Della questione della scomparsa di numerosi reperti legati al caso dell’omicidio di Lidia Macchi (5 gennaio 1987) La Prealpina ha parlato più volte, da quando il fascicolo fu tolto alla Procura di Varese dalla Procura Generale di Milano (novembre 2013). Ma la mancanza in particolare dei vetrini con il liquido seminale dell’assassino ritrovato sul corpo della vittima, di cui fu ordinata la distruzione nel 2000 dall’allora gip Ottavio D’Agostino, in questi giorni fa naturalmente molto discutere, perché la comparazione di quel Dna con quello di Stefano Binda, in carcere per l’assassinio della studentessa di vent’anni, avrebbe garantito certezze che oggi, invece, non ci sono. E a rammaricarsene è naturalmente la pubblica accusa, ma non solo: anche Binda, se davvero è innocente come dice, avrebbe avuto tutto da guadagnare, in caso di esito negativo, da una comparazione del Dna dell’assassino ritrovato sul corpo di Lidia con il suo.

Ma di quali reperti si parla esattamente? Per quanto riguarda quelli distrutti dal gip nel 2000, si tratta di undici vetrini contenenti strisce di liquido seminale prelevato dal cadavere di Lidia Macchi; un paio di vetrini con applicati frammenti dei pantaloni della vittima; tutti gli indumenti indossati dalla ragazza la sera dell’omicidio; nonché tutti gli altri reperti biologici ritrovati sul corpo della studentessa.

Nel novembre 2014, intervistato dalla Prealpina, D’Agostino aveva spiegato che la sua ordinanza non aveva nulla di illegittimo: «All’epoca la cancelleria mi segnalò che l’ufficio corpi di reato era "saturo" e che una soluzione al problema poteva essere l’eliminazione dei reperti conservati dal 1971 fino al 1987 - aveva spiegato - A quel punto fu preparato un elenco e io verificai che nessuno dei reperti fosse relativo a un fascicolo a carico di persone note. Dato che nessuno era stato iscritto nel fascicolo per il delitto Macchi, nonostante il coinvolgimento di un sacerdote nella vicenda, e quindi il procedimento era a carico di ignoti, ecco spiegato perché si procedette alla distruzione».

Di cui non si accorse nessuno e di cui nessuno si lamentò, come conferma Franco Mancini, presidente del Tribunale dal 1997 al 2004: «All’epoca non seppi nulla di tutto questo, fu una decisione autonoma del gip sulla quale nessuno, neppure in seguito, mi interpellò».
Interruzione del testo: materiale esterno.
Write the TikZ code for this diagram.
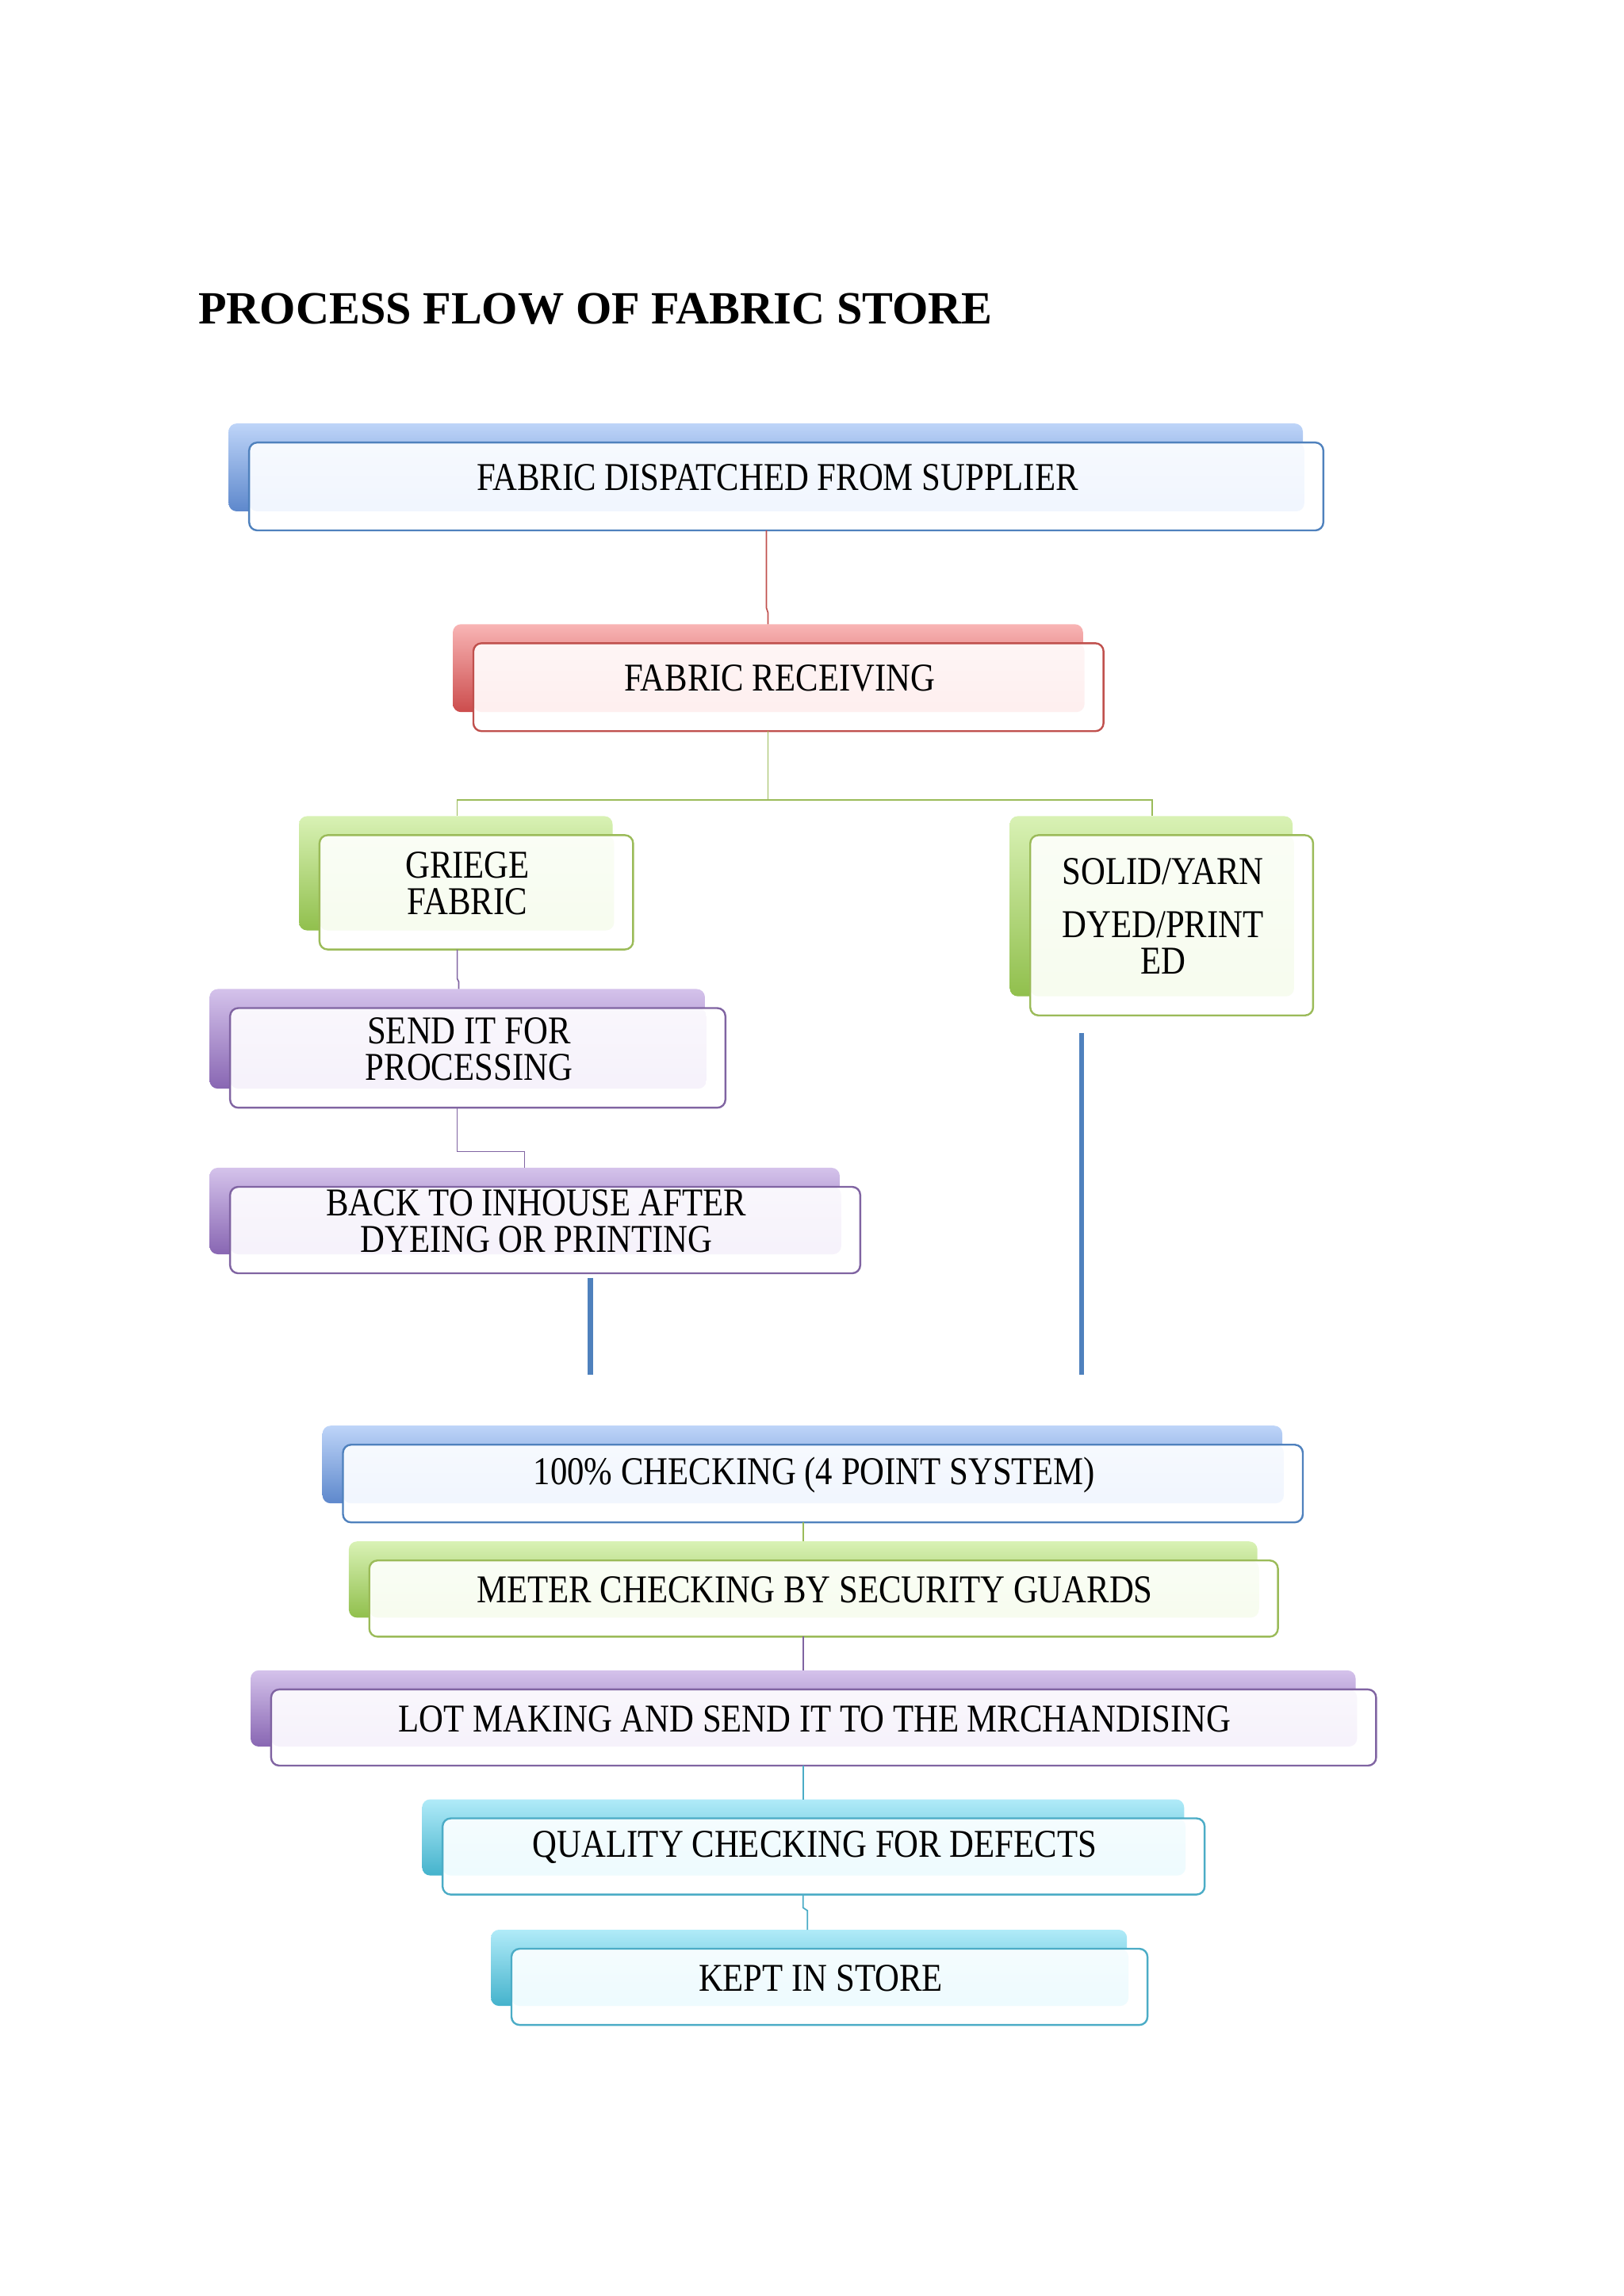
\documentclass[tikz,border=0pt]{standalone}
\usepackage{fontspec}
\setmainfont{Liberation Serif}[FakeStretch=0.86]
\newfontfamily\titlefont{Liberation Serif}
\begin{document}
\begin{tikzpicture}[x=0.018953cm,y=-0.018953cm,
 back/.style={rounded corners=3pt},
 front/.style={rounded corners=3pt,line width=0.7pt},
 lbl/.style={font=\fontsize{14.5}{13.5}\selectfont,align=center,inner sep=0},
 conn/.style={line width=0.5pt}]
\useasboundingbox (0,0) rectangle (1108,1567);
\node[anchor=base west,font=\titlefont\fontsize{17}{20}\selectfont\bfseries,inner sep=0] (title) at (135,221) {PROCESS FLOW OF FABRIC STORE};
\def\mybox#1#2#3#4#5#6#7#8{%
 \shade[back,top color=#5!45,bottom color=#5!85!black] (#1-14,#2-13) rectangle (#3-14,#4-13);
 \fill[rounded corners=3pt,white] (#1,#2) rectangle (#3,#4);
 \shade[rounded corners=3pt,top color=#5!6,bottom color=#5!10] (#1,#2) rectangle (#3-13,#4-13);
 \draw[front,draw=#6] (#1,#2) rectangle (#3,#4);
 \node[lbl] (#7) at ({(#1+#3)/2-6},{(#2+#4)/2-6}) {#8};}
\definecolor{cblue}{RGB}{79,129,189}
\definecolor{cred}{RGB}{192,80,77}
\definecolor{cgreen}{RGB}{155,187,89}
\definecolor{cpurple}{RGB}{128,100,162}
\definecolor{ccyan}{RGB}{75,172,198}
\definecolor{bblue}{RGB}{110,160,240}
\definecolor{bred}{RGB}{240,90,90}
\definecolor{bgreen}{RGB}{170,225,90}
\definecolor{bpurple}{RGB}{160,120,210}
\definecolor{bcyan}{RGB}{80,210,240}
\mybox{170}{302}{903}{362}{bblue}{cblue}{n1}{FABRIC DISPATCHED FROM SUPPLIER}
\mybox{323}{439}{753}{499}{bred}{cred}{n2}{FABRIC RECEIVING}
\mybox{218}{570}{432}{648}{bgreen}{cgreen}{n3}{GRIEGE\\FABRIC}
\mybox{703}{570}{896}{693}{bgreen}{cgreen}{n4}{SOLID/YARN\\[6pt]DYED/PRINT\\ED}
\mybox{157}{688}{495}{756}{bpurple}{cpurple}{n5}{SEND IT FOR\\PROCESSING}
\mybox{157}{810}{587}{869}{bpurple}{cpurple}{n6}{BACK TO INHOUSE AFTER\\DYEING OR PRINTING}
\mybox{234}{986}{889}{1039}{bblue}{cblue}{n7}{100\% CHECKING (4 POINT SYSTEM)}
\mybox{252}{1065}{872}{1117}{bgreen}{cgreen}{n8}{METER CHECKING BY SECURITY GUARDS}
\mybox{185}{1153}{939}{1205}{bpurple}{cpurple}{n9}{LOT MAKING AND SEND IT TO THE MRCHANDISING}
\mybox{302}{1241}{822}{1293}{bcyan}{ccyan}{n10}{QUALITY CHECKING FOR DEFECTS}
\mybox{349}{1330}{783}{1382}{bcyan}{ccyan}{n11}{KEPT IN STORE}
\coordinate (a1) at (523,362); \coordinate (a2) at (524,426);
\draw[conn,cred] (a1) -- (523,415) -- (524,418) -- (a2);
\coordinate (g0) at (524,499);
\draw[conn,cgreen] (g0) -- (524,546) -- (312,546) -- (312,557);
\draw[conn,cgreen] (524,546) -- (786,546) -- (786,557);
\draw[conn,cpurple] (312,648) -- (312,668) -- (313,670) -- (313,675);
\draw[conn,cpurple] (312,756) -- (312,786) -- (358,786) -- (358,797);
\coordinate (t1) at (403,872); \coordinate (t2) at (403,938);
\draw[line width=2pt,cblue] (t1) -- (t2);
\coordinate (t3) at (738,705); \coordinate (t4) at (738,938);
\draw[line width=2pt,cblue] (t3) -- (t4);
\draw[conn,cgreen] (548,1039) -- (548,1052);
\draw[conn,cpurple] (548,1117) -- (548,1140);
\draw[conn,ccyan] (548,1205) -- (548,1228);
\draw[conn,ccyan] (548,1293) -- (548,1302) -- (551,1304) -- (551,1317);
\end{tikzpicture}
\end{document}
Le ricostruzioni giornalistiche di questi giorni si concentrano su quell’ordinanza del gip, ma va detto che il destino di altri reperti non è stato migliore e che in altri due casi, altrettanto clamorosi, si ignora anche chi siano stati i responsabili delle sparizioni.

Inutile interrogarsi infatti su che fine abbia fatto la borsetta di Lidia Macchi macchiata di sangue. Il reperto numero 317/91 -così fu registrato nel 1991 al momento del deposito in un apposito scatolone sigillato, con tanto di ceralacca, nelle stanze dell’ufficio corpi di reato del Tribunale di Varese- semplicemente non si trova più. Una scomparsa certificata un anno fa dall’attuale presidente del Tribunale Vito Piglionica con una lettera al pm di Milano Carmen Manfredda. In cui si leggeva, tra l’altro, che la scomparsa della «borsa comune con oggetti vari» di Lidia dall’Ufficio corpi di reato del Tribunale di Varese era già emersa nell’autunno del 2008 nel corso di un’ispezione ministeriale mirata. Quella borsetta rientrava nell’elenco degli oggetti «non rinvenuti alla ricognizione dei funzionari del Ministero della Giustizia». Un mancato rinvenimento, come precisato dagli ispettori arrivati da Roma, assolutamente «non giustificato».

E inutile interrogarsi anche su che fine abbia fatto il sedile della Fiat Panda con impresse le macchie di sangue di Lidia, avvistato l’ultima volta all’Istituto di Medicina Legale di Pavia, e poi sparito nel nulla. Come il resto.